As a person attempting to be a follower of Jesus, what should be my response? I have been struggling to answer this internal question, and on Martin Luther King’s Day I heard and arrived at the answer: non-violence but firm opposition. I heard a stirring sermon from a Catholic priest, Fr. Michael Pfleger, who preached the primary message at the Ebenezer Baptist Church, MLK’s church. His talk was a fiery talk that fully supported the efforts of Martin Luther King, including non-violent resistance. (Fr. Pfleger is a priest from one of the most conflicted areas of Chicago, where he works with gang members to change behaviors.)
His fiery speech embroiled everything that a follower of Jesus would do. Jesus himself was not afraid to face those he was against, calling them vipers and white washed sepulchers; and he did action by driving the money changers out of the temple. Jesus spoke fervently, calling his listeners to a new way of life: to be one with all and to love all, and I mean all, equally. He welcomed the shunned (the woman at the well), and he showed his preference for those despised by the ‘righteous ones’, especially the Pharisees, such as tax collectors, prostitutes, and lepers, because these understood exactly why they were the shunned and admitted it, while the ‘righteous ones’ considered themselves to be too ‘holy’ to be seen with the shunned ones.
But at the same time, Jesus never proclaimed violence against anyone. He called some of the Pharisees vipers and other deadly names, but he was hoping that such action would shock them into change. A few changed, but only a very few.

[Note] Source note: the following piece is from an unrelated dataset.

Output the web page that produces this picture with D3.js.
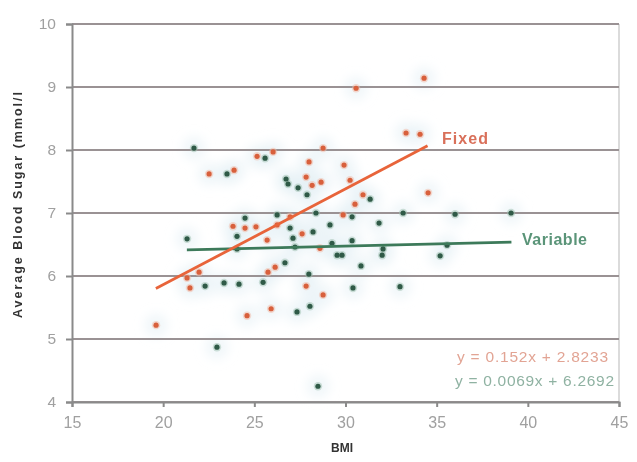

Non-violence as preached by Gandhi, Martin Luther King, and Desmund TuTu and others were a challenge, and it took thousands to make it play well and the willingness to suffer and even die to achieve results, but eventually results were gained if the government they were protesting had any compassion in their system. In our own country, the efforts by Martin Luther King and John Lewis and many others won the civil rights battles back in the 1960’s and 70’s. We may see efforts to roll some of that back, but similar protesting can and will bring justice and compassion back to the fore again.
We too are a nation that is like a whitened sepulcher. We have patted ourselves on the back by our ‘progress’, when much of that so-called progress has been punched back and ignored through massive voter intimidation and laws to prevent the poorer segment (which consists primarily of people who are non-white) face laws and mandates that restrict their voting rights and ability to achieve progress.
We can make substantial progress through the system of laws, which has proven a great way for some changes in the ways we function as a nation.
But laws do not change hearts. It was hoped that over time the hearts of people would change, and they have, but only in minor degrees. The acceptance by so many of the vulgarities of the new president, their obvious approval of many of his hate-filled statements, his choices for his cabinet, illustrates the “whitened sepulchers” that function in so many layers of our nation.
The raw nature of our underlying feels of our nation was exposed for the world to see, and see it they did. The recoil of the world’s opinion after the election bears witness to the horror that most of the first world received the results. Now the world sits in fear for what the new president may decide with a tweet; how soon before some drastic move is taken on a whim that could cause the world to become unstable?
How does a follower of Jesus respond? We will look more at this next time.
Meditation
Oh Wisdom, how do we respond? The present time is a wakeup call to Your followers, we claim to be the faces of God on earth, and now we must turn our faces outward if we are to be truly followers of Jesus, the Christ. Two thousand years ago Jesus spoke truths that we have nodded our heads in conformation, but at this time and this place we are being called to put our faith and understandings of the words and actions of Jesus: will we step forward and potentially face the wrath of friends, neighbors, family, the government?
This is the question that faces us, and we bow our heads in response to the call. Help us, oh font of Wisdom, help us at this moment of truth.